'They're Jamming Everything': Putin's Electronic Warfare Turns Tide of War

As Russian forces push for territorial gains in eastern Ukraine, they're turning to a military capability they've largely forgone during the war but is expected to give them an edge: electronic warfare.

After earlier failing to topple Ukraine's government, Russia's military has focused its offensive on the country's eastern Donbas region, which is home to a large population of Russian speakers. New reporting shows Russian forces are increasingly intercepting the Ukrainian military's communications while jamming navigation and guidance systems.

"They are jamming everything their systems can reach," an official with the Aerorozvidka, a Ukrainian agency that develops unmanned aerial vehicles and other military capabilities, told the Associated Press in a report published Friday. "We can't say they dominate, but they hinder us greatly."

Russia has jammed GPS receivers on drones used by Ukrainian forces used to locate and fire artillery at enemy targets, according to the report.

Christian Brose, a former aide to Senator John McCain and author of The Kill Chain, recalled a story from a Ukrainian officer who said Russians killed a commander after tricking him into returning a wireless call from his mother, according to the report.

An Armored Vehicle Towed in Donbas
In a strategic shift, Russian forces have begun heavy reliance on electronic warfare in their push into Ukraine's eastern Donbas region, according to reports. Above, an armored vehicle is towed on a highway near the city of Soledar in Donbas on Friday, the 100th day of the Russian invasion of Ukraine. ARIS MESSINIS/Getty Images

After failing to take Ukraine's capital city of Kyiv early in the conflict, Russia's redeployed forces in the eastern Donbas region appear to be making territorial gains and be poised to drive Ukrainian forces from Severodonetsk.

Donetsk Governor Pavlo Kyrylenko told Newsweek last month that a victory in the region is central to the propaganda campaign of Russian President Vladimir Putin.

A Congressional Research Service report published in April says that "the Russian military appeared not to use many of the systems and capabilities it had amassed prior to the invasion."

"We have not seen what we believe the full scope of their electronic warfare capabilities brought to bear," a senior Pentagon official said during a March briefing.

U.S. allies earlier sounded alarms about Russia's electronic warfare capabilities. A report from an Estonian think tank concluded that Russia's technology will "pose a serious challenge to the proper planning and execution of NATO's defence of the Baltic states."

Another report by Janes defense think tank found that Ukraine has developed its electronic warfare systems following Russia's annexation of Crimea in 2014.

As Russia has launched its offensive in Donbas, the think tank reported in April that the Russian military was increasing its use of electronic warfare, along with more unmanned aerial vehicles and heightened coordination of artillery with maneuver units.

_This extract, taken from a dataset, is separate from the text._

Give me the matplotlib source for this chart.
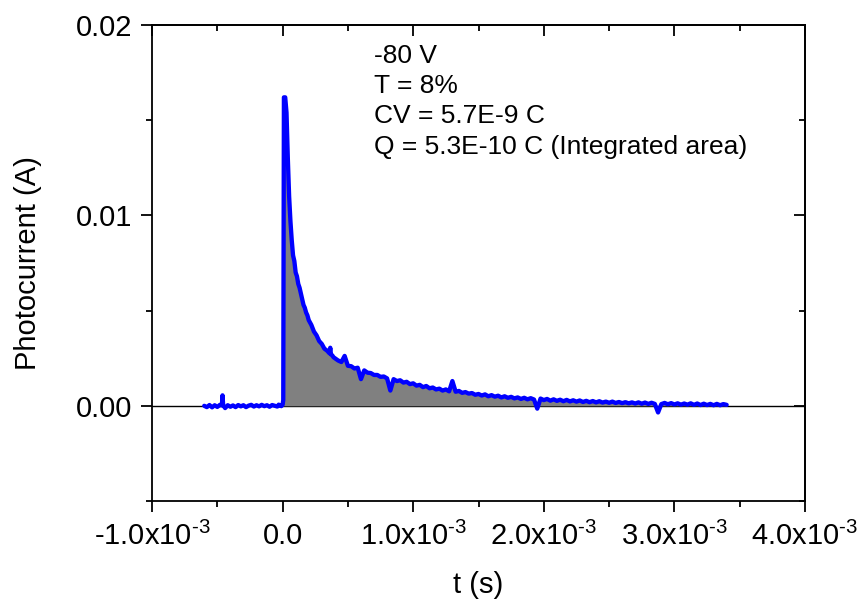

Russia may have held back on its use of electronic warfare out of concerns that poorly trained technicians may not use it correctly, reported the Associated Press.

"What we're learning now is that the Russians eventually turned it off because it was interfering with their own communications so much," retired Lieutenant General Ben Hodges, a former U.S. Army commander for Europe, told the Associated Press.

Newsweek has reached out to the Russian government for comment.